Are we preparing for this post-work utopia/distopia? Are we restructuring society to ensure we don’t all starve while algorithms write poetry? Of course not. Instead, we’ve collectively shoved our heads so far up our own social media echo chambers that we’re touching tonsils. We are scrolling through Instagram reels, frantically liking videos of capybaras, and chanting “La la la, everything is fine, I’m sure my data-entry job is completely secure, la la la” while the servers hum softly in the distance, coding our unemployment notices.

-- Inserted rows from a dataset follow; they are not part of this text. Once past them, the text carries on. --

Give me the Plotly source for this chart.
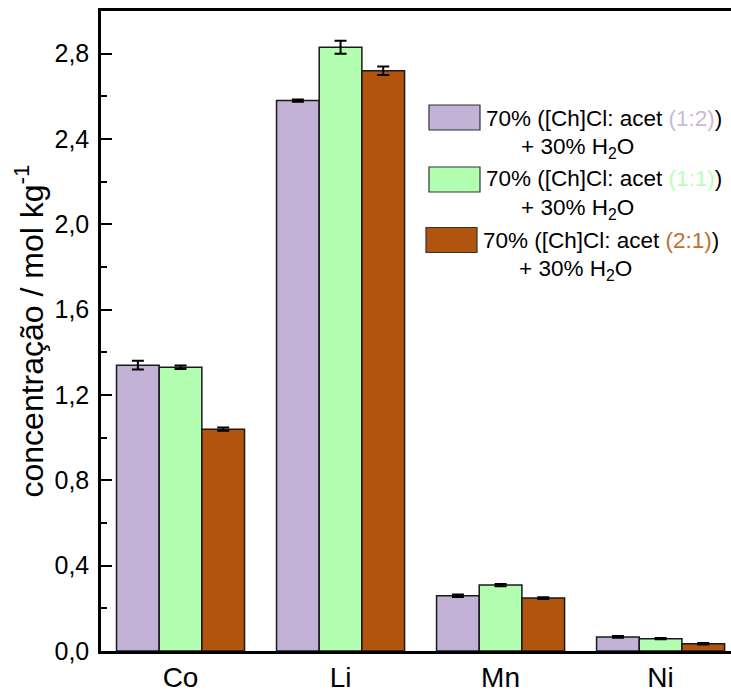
import plotly.graph_objects as go

# Metal concentrations (mol/kg) leached with each deep eutectic solvent mixture
metals = ["Co", "Li", "Mn", "Ni"]
series_names = ["1:2", "1:1", "2:1"]
conc_1_2 = [1.34, 2.58, 0.259, 0.066]
conc_1_1 = [1.33, 2.83, 0.309, 0.058]
conc_2_1 = [1.04, 2.72, 0.248, 0.034]
err_1_2 = [0.020, 0.005, 0.006, 0.004]
err_1_1 = [0.008, 0.030, 0.005, 0.003]
err_2_1 = [0.008, 0.020, 0.004, 0.003]
y_ticks = [0.0, 0.4, 0.8, 1.2, 1.6, 2.0, 2.4, 2.8]

fill_colors = ["#C3B2D6", "#B2FFB2", "#B0540E"]
ratio_text_colors = ["#C9B9DC", "#B9FFB9", "#C0702E"]

values = [conc_1_2, conc_1_1, conc_2_1]
errors = [err_1_2, err_1_1, err_2_1]

FONT = "Liberation Sans, Arial, sans-serif"

fig = go.Figure()
for name, vals, errs, col in zip(series_names, values, errors, fill_colors):
    fig.add_trace(go.Bar(
        x=metals, y=vals, name=name,
        marker=dict(color=col, line=dict(color="#1a1a1a", width=1.5)),
        error_y=dict(type="data", array=errs, visible=True,
                     color="black", thickness=2, width=6),
        showlegend=False,
    ))

# Plot area geometry in pixels (used to place the legend block)
W, H = 731, 693
L, R, T, B = 101, 0, 11, 42
pw, ph = W - L - R, H - T - B


def px(xp):
    return (xp - L) / pw


def py(yp):
    return (H - B - yp) / ph


# Legend drawn as swatches + two-line labels
legend_rows = [
    dict(sx0=429, sx1=480, sy=117.5, tx=484, ty1=118, tx2=519, ty2=148),
    dict(sx0=429, sx1=480, sy=179.5, tx=484, ty1=179, tx2=519, ty2=209),
    dict(sx0=426, sx1=477, sy=240.0, tx=481, ty1=240, tx2=517, ty2=270),
]
for row, name, col, tcol in zip(legend_rows, series_names, fill_colors, ratio_text_colors):
    fig.add_shape(type="rect", xref="paper", yref="paper",
                  x0=px(row["sx0"]), x1=px(row["sx1"]),
                  y0=py(row["sy"] + 12.5), y1=py(row["sy"] - 12.5),
                  fillcolor=col, line=dict(color="#333333", width=1.2))
    fig.add_annotation(xref="paper", yref="paper", x=px(row["tx"]), y=py(row["ty1"]),
                       xanchor="left", yanchor="middle", showarrow=False,
                       text=f"70% ([Ch]Cl: acet <span style='color:{tcol}'>({name})</span>)",
                       font=dict(size=22.5, color="black", family=FONT))
    fig.add_annotation(xref="paper", yref="paper", x=px(row["tx2"]), y=py(row["ty2"]),
                       xanchor="left", yanchor="middle", showarrow=False,
                       text="+ 30% H<sub>2</sub>O",
                       font=dict(size=22.5, color="black", family=FONT))

fig.update_layout(
    width=W, height=H,
    margin=dict(l=L, r=R, t=T, b=B, pad=0),
    paper_bgcolor="white", plot_bgcolor="white",
    barmode="group", bargap=0.2, bargroupgap=0.0,
    separators=", ",
    font=dict(family=FONT, color="black"),
)
fig.update_xaxes(
    range=[-0.497, 3.44],
    showline=True, linecolor="black", linewidth=2.5, mirror=True,
    ticks="", showgrid=False, zeroline=False,
    tickfont=dict(size=28, family=FONT, color="black"),
    ticklabelstandoff=0,
    automargin=False,
)
fig.update_yaxes(
    range=[0, 3.0],
    tickvals=y_ticks, tickformat=".1f",
    showline=True, linecolor="black", linewidth=2.5, mirror=False,
    ticks="inside", ticklen=11, tickwidth=2, tickcolor="black",
    minor=dict(ticks="inside", dtick=0.2, tick0=0, ticklen=6, tickwidth=2, tickcolor="black"),
    showgrid=False, zeroline=False,
    tickfont=dict(size=25, family=FONT, color="black"),
    ticklabelstandoff=4,
    title=dict(text="concentração / mol kg<sup>-1</sup>",
               font=dict(size=32, family=FONT, color="black"), standoff=2),
    automargin=False,
)

fig.write_html("out.html")
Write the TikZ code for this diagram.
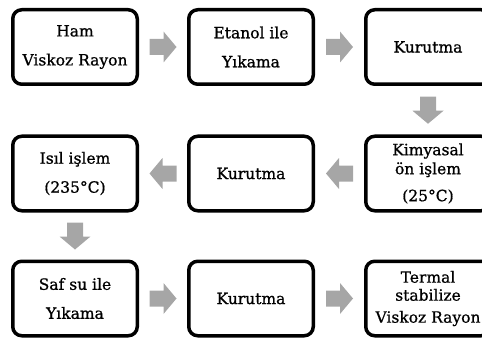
\documentclass[tikz,border=0pt]{standalone}
\usepackage{fontspec}
\setmainfont{DejaVu Serif}[FakeBold=0.9]
\usetikzlibrary{calc}
\definecolor{arrowgray}{HTML}{A6A6A6}
\begin{document}
\begin{tikzpicture}[x=1pt,y=1pt,
  box/.style={draw=black, line width=3.5pt, rounded corners=9pt,
    minimum width=124.5pt, minimum height=74.5pt, align=center,
    inner sep=0pt, font=\fontsize{15.5}{29}\selectfont},
  pics/blockarrow/.style={code={\fill[arrowgray] (-13.5,-8) -- (0.5,-8) -- (0.5,-15.5)
    -- (13.5,0) -- (0.5,15.5) -- (0.5,8) -- (-13.5,8) -- cycle;}}]
\useasboundingbox (0,0) rectangle (482,338);
% row 1
\node[box] (b1) at (75,291) {Ham\\Viskoz Rayon};
\node[box] (b2) at (251,291) {Etanol ile\\Yıkama};
\node[box] (b3) at (428,291) {Kurutma};
% row 2
\node[box] (b6) at (75,164.5) {Isıl işlem\\(235°C)};
\node[box] (b5) at (251,164.5) {Kurutma};
\node[box, font=\fontsize{15.5}{19}\selectfont] (b4) at (428,164.5) {Kimyasal\\ön işlem\\[8pt](25°C)};
% row 3
\node[box] (b7) at (75,39.5) {Saf su ile\\Yıkama};
\node[box] (b8) at (251,39.5) {Kurutma};
\node[box, font=\fontsize{15.5}{18}\selectfont] (b9) at (428,39.5) {Termal\\stabilize\\[4pt]Viskoz Rayon};
% arrows
\pic at ($(b1.east)!0.5!(b2.west)$) {blockarrow};
\pic at ($(b2.east)!0.5!(b3.west)$) {blockarrow};
\pic[rotate=-90] at ($(b3.south)!0.5!(b4.north)$) {blockarrow};
\pic[rotate=180] at ($(b4.west)!0.5!(b5.east)$) {blockarrow};
\pic[rotate=180] at ($(b5.west)!0.5!(b6.east)$) {blockarrow};
\pic[rotate=-90] at ($(b6.south)!0.5!(b7.north)$) {blockarrow};
\pic at ($(b7.east)!0.5!(b8.west)$) {blockarrow};
\pic at ($(b8.east)!0.5!(b9.west)$) {blockarrow};
\end{tikzpicture}
\end{document}
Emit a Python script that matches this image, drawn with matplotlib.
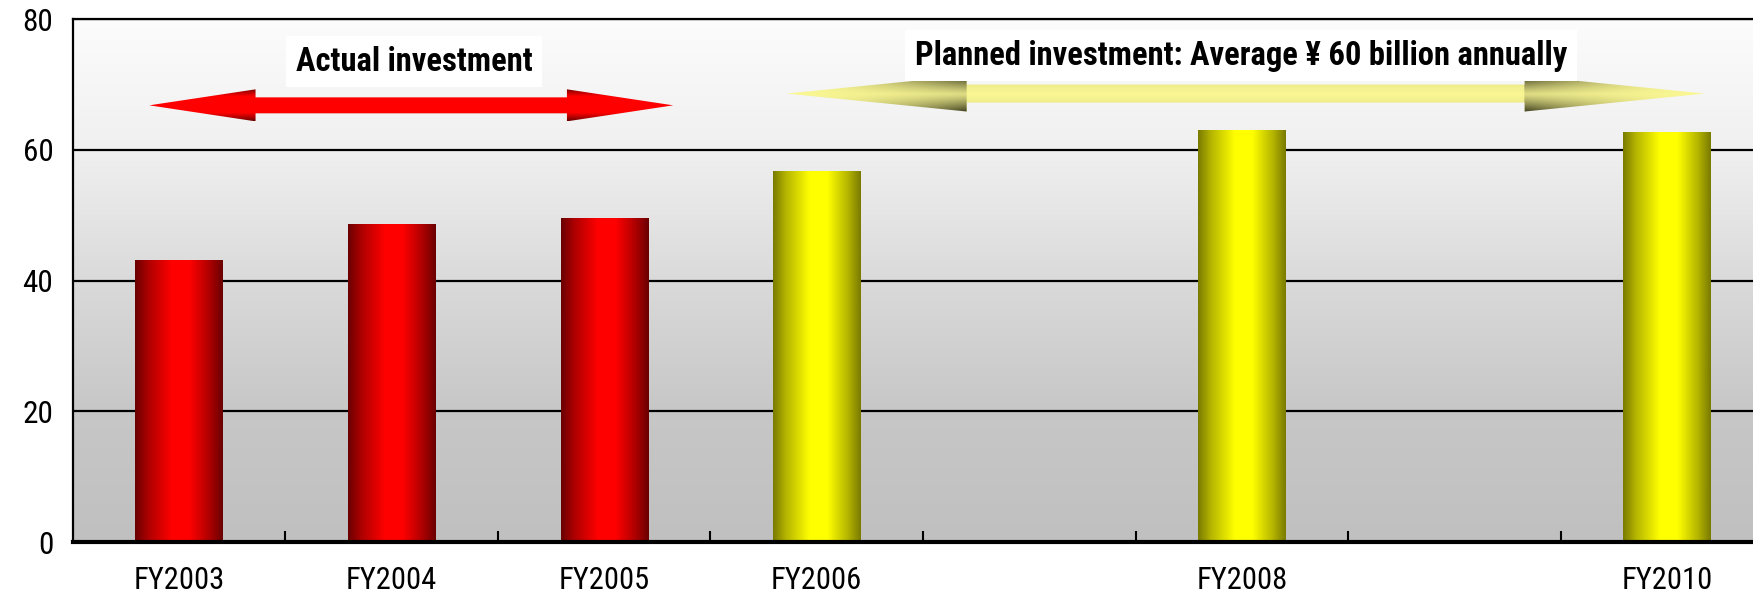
import matplotlib.pyplot as plt
import numpy as np
from matplotlib.colors import to_rgb
from matplotlib.patches import Polygon

# Datos de inversión (miles de millones de yenes)
categorias = ['FY2003', 'FY2004', 'FY2005', 'FY2006', 'FY2007', 'FY2008', 'FY2009', 'FY2010']
etiquetas = ['FY2003', 'FY2004', 'FY2005', 'FY2006', '', 'FY2008', '', 'FY2010']
inversion = [43.1, 48.7, 49.6, 56.8, np.nan, 63.1, np.nan, 62.7]
tipo = ['real', 'real', 'real', 'plan', 'plan', 'plan', 'plan', 'plan']
texto_real = 'Actual investment'
texto_plan = 'Planned investment: Average ¥ 60 billion annually'

fuente = ['Roboto Condensed', 'Liberation Sans', 'DejaVu Sans']


def degradado_cilindro(oscuro, claro, n=256):
    # Oscuro en los bordes y brillante un poco a la izquierda del centro
    t = np.linspace(0, 1, n)
    f = np.interp(t, [0, 0.15, 0.42, 0.62, 0.85, 1], [0, 0.45, 1, 1, 0.45, 0])
    a, b = np.array(to_rgb(oscuro)), np.array(to_rgb(claro))
    return (a + f[:, None] * (b - a))[None, :, :]


def flecha_doble(ax, x0, x1, y, largo, alto, medio, colorear):
    verts = [(x0, y), (x0 + largo, y + alto), (x0 + largo, y + medio),
             (x1 - largo, y + medio), (x1 - largo, y + alto), (x1, y),
             (x1 - largo, y - alto), (x1 - largo, y - medio),
             (x0 + largo, y - medio), (x0 + largo, y - alto)]
    poli = Polygon(verts, closed=True, facecolor='none', edgecolor='none', zorder=4)
    ax.add_patch(poli)
    xs = np.linspace(x0, x1, 600)
    ys = np.linspace(y - alto, y + alto, 80)
    X, Y = np.meshgrid(xs, ys)
    # tx: 0 en la punta, 1 en la base de la cabeza; ty: 0 en el eje, 1 en el borde
    tx = np.clip(np.minimum(X - x0, x1 - X) / largo, 0, 1)
    ty = np.abs(Y - y) / alto
    tb = np.clip((np.abs(Y - y) - medio) / (alto - medio), 0, 1)
    img = colorear(tx, ty, tb)
    im = ax.imshow(img, extent=(x0, x1, y - alto, y + alto), origin='lower',
                   aspect='auto', interpolation='bilinear', zorder=4)
    im.set_clip_path(poli)


def color_rojo(tx, ty, tb):
    rojo = np.array([1.0, 0.0, 0.0])
    oscuro = np.array([0.42, 0.0, 0.0])
    k = (tb * (0.4 + 0.6 * tx))[..., None]
    return rojo * (1 - k) + oscuro * k


def color_amarillo(tx, ty, tb):
    palido = np.array([0.98, 0.97, 0.58])
    oliva = np.array([0.24, 0.24, 0.12])
    k = tx ** 1.6 * (0.15 + 0.85 * ty ** 1.2)
    k = np.where(tx >= 1, 0.12 * ty, k)[..., None]
    return palido * (1 - k) + oliva * k


def dibujar_grafico():
    fig = plt.figure(figsize=(17.53, 5.95), dpi=100)
    ax = fig.add_axes([0.0415, 0.089, 0.970, 0.879])

    x = np.arange(len(categorias))
    ax.set_xlim(-0.5, len(categorias) - 0.5)
    ax.set_ylim(0, 80)

    # Fondo degradado de gris (abajo) a casi blanco (arriba)
    yy = np.linspace(0, 80, 256)
    gris = np.interp(yy, [0, 20, 40, 60, 80], [192, 199, 218, 240, 252]) / 255
    fondo = gris[:, None, None] * np.ones((1, 1, 3))
    ax.imshow(fondo, extent=(-0.5, len(categorias) - 0.5, 0, 80), origin='lower',
              aspect='auto', interpolation='bilinear', zorder=0.1)

    # Barras con efecto cilíndrico
    colores = {'real': ('#6a0000', '#ff0000'), 'plan': ('#7a7a00', '#ffff00')}
    barras = ax.bar(x, inversion, width=0.41, zorder=2)
    for barra, t, v in zip(barras, tipo, inversion):
        barra.set_facecolor('none')
        barra.set_edgecolor('none')
        if np.isnan(v):
            continue
        x0 = barra.get_x()
        im = ax.imshow(degradado_cilindro(*colores[t]),
                       extent=(x0, x0 + barra.get_width(), 0, v),
                       aspect='auto', interpolation='bilinear', zorder=2)
        im.set_clip_path(barra)

    # Flechas de periodo
    flecha_doble(ax, -0.14, 2.325, 66.8, 0.5, 2.45, 1.22, color_rojo)
    flecha_doble(ax, 2.857, 7.18, 68.6, 0.85, 2.75, 1.38, color_amarillo)

    caja = dict(facecolor='white', edgecolor='none', pad=7)
    ax.text(1.106, 73.5, texto_real, ha='center', va='center', fontsize=23.5,
            fontweight='bold', family=fuente, bbox=caja, zorder=5)
    ax.text(4.998, 74.4, texto_plan, ha='center', va='center', fontsize=23.5,
            fontweight='bold', family=fuente, bbox=caja, zorder=5)

    # Rejilla y ejes
    ax.set_yticks([0, 20, 40, 60, 80])
    ax.yaxis.grid(True, color='black', linewidth=1.6)
    ax.set_axisbelow(True)
    ax.tick_params(axis='y', length=0, pad=14, labelsize=22.5)
    ax.set_xticks(x)
    ax.set_xticklabels(etiquetas)
    ax.set_xticks(np.arange(0.5, len(categorias) - 1, 1), minor=True)
    ax.tick_params(axis='x', which='major', length=0, pad=17, labelsize=22)
    ax.tick_params(axis='x', which='minor', direction='in', length=8, width=1.5)
    for lab in ax.get_xticklabels() + ax.get_yticklabels():
        lab.set_family(fuente)

    for lado in ['left', 'top', 'right']:
        ax.spines[lado].set_linewidth(1.6)
    ax.spines['bottom'].set_linewidth(3)

    fig.savefig('out.png', dpi=100)


if __name__ == "__main__":
    dibujar_grafico()
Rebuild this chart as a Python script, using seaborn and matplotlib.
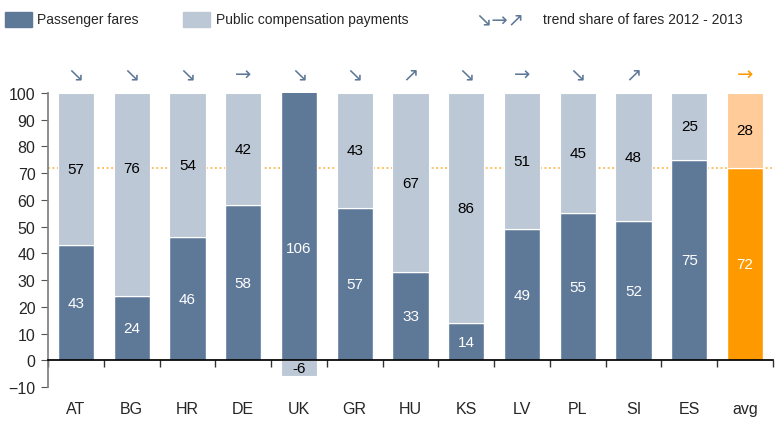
import matplotlib
matplotlib.use("Agg")
import matplotlib.pyplot as plt
import seaborn as sns
import numpy as np
import pandas as pd
from matplotlib.patches import Rectangle

sns.set_theme(style="white")
plt.rcParams['font.family'] = ['Liberation Sans', 'DejaVu Sans']

categories = ["AT", "BG", "HR", "DE", "UK", "GR", "HU", "KS", "LV", "PL", "SI", "ES", "avg"]
fares = [43, 24, 46, 58, 106, 57, 33, 14, 49, 55, 52, 75, 72]
compensation = [57, 76, 54, 42, -6, 43, 67, 86, 51, 45, 48, 25, 28]
trends = ["down", "down", "down", "flat", "down", "down", "up", "down", "flat", "down", "up", "", "flat"]
avg_line = 72

DARK = "#5E7898"
LIGHT = "#BDC8D6"
ORANGE = "#FF9900"
LORANGE = "#FFCC99"
arrow_char = {"down": "\u2198", "flat": "\u2192", "up": "\u2197", "": ""}

n = len(categories)
dark_colors = [DARK] * (n - 1) + [ORANGE]
light_colors = [LIGHT] * (n - 1) + [LORANGE]

df = pd.DataFrame({"cat": categories, "fares": fares, "comp": compensation})
comp_bottom = [f if c >= 0 else 0 for f, c in zip(fares, compensation)]

fig = plt.figure(figsize=(7.83, 4.27), dpi=100)
ax = fig.add_axes([48 / 783, 1 - 388 / 427, (773 - 48) / 783, (388 - 94) / 427])

x = np.arange(n)
w = 0.65
ax.axhline(avg_line, color="#FFB84D", linestyle=(0, (1, 1.5)), lw=1.3, zorder=0)
ax.bar(x, df["fares"], width=w, color=dark_colors, zorder=2)
ax.bar(x, df["comp"], bottom=comp_bottom, width=w, color=light_colors, zorder=2,
       edgecolor="white", linewidth=0.8)

for i in range(n):
    f, c = fares[i], compensation[i]
    fy = f / 2 if f <= 100 else 42
    ax.text(i, fy, str(f), ha="center", va="center", color="white", fontsize=11, zorder=3)
    if c >= 0:
        cy = f + c / 2 if categories[i] != "BG" else 72
    else:
        cy = c / 2
    ax.text(i, cy, str(c), ha="center", va="center", color="black", fontsize=11, zorder=3)
    col = ORANGE if i == n - 1 else DARK
    ax.text(i, 107, arrow_char[trends[i]], ha="center", va="center", color=col,
            fontsize=14, family=["DejaVu Sans"], clip_on=False)

ax.set_xlim(-0.5, n - 0.5)
ax.set_ylim(-10, 100)
ax.set_yticks(np.arange(-10, 101, 10))
ax.tick_params(axis="y", which="major", left=True, length=5, width=0.8, color="#555555",
               labelsize=11.5, pad=4)
ax.spines["top"].set_visible(False)
ax.spines["right"].set_visible(False)
ax.spines["left"].set_color("#808080")
ax.spines["bottom"].set_position(("data", 0))
ax.spines["bottom"].set_color("black")
ax.spines["bottom"].set_zorder(4)
ax.set_xticks(x)
ax.set_xticklabels(categories)
ax.set_xticks(np.arange(-0.5, n, 1), minor=True)
ax.tick_params(axis="x", which="major", bottom=True, length=0, labelsize=11.5, pad=29)
ax.tick_params(axis="x", which="minor", bottom=True, length=5, width=1, color="#333333")
ax.set_xlabel("")
ax.set_ylabel("")
ax.grid(False)

# legend
fig.patches.append(Rectangle((5 / 783, 1 - 28 / 427), 27 / 783, 15 / 427,
                             transform=fig.transFigure, color=DARK))
fig.text(37 / 783, 1 - 20 / 427, "Passenger fares", va="center", fontsize=10)
fig.patches.append(Rectangle((183 / 783, 1 - 28 / 427), 27 / 783, 15 / 427,
                             transform=fig.transFigure, color=LIGHT))
fig.text(216 / 783, 1 - 20 / 427, "Public compensation payments", va="center", fontsize=10)
fig.text(475 / 783, 1 - 20 / 427, "\u2198\u2192\u2197", va="center", fontsize=14,
         color=DARK, family=["DejaVu Sans"])
fig.text(543 / 783, 1 - 20 / 427, "trend share of fares 2012 - 2013", va="center", fontsize=10)

fig.savefig("out.png", dpi=100)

But hey, let’s look on the bright side. It’s not all grim! In a beautiful display of British resilience, local councils have announced that due to budget cuts, they will no longer be filling potholes. Instead, they are going to rebrand them as “micro-wildlife preserves” and charge us a congestion fee for driving through them. So the next time your suspension snaps on the high street, just remember: you didn’t just ruin your axle; you disrupted a sanctuary for urban tadpoles. Progress!

Stay safe, look both ways before crossing the algorithm, and remember to smile for the facial recognition cameras.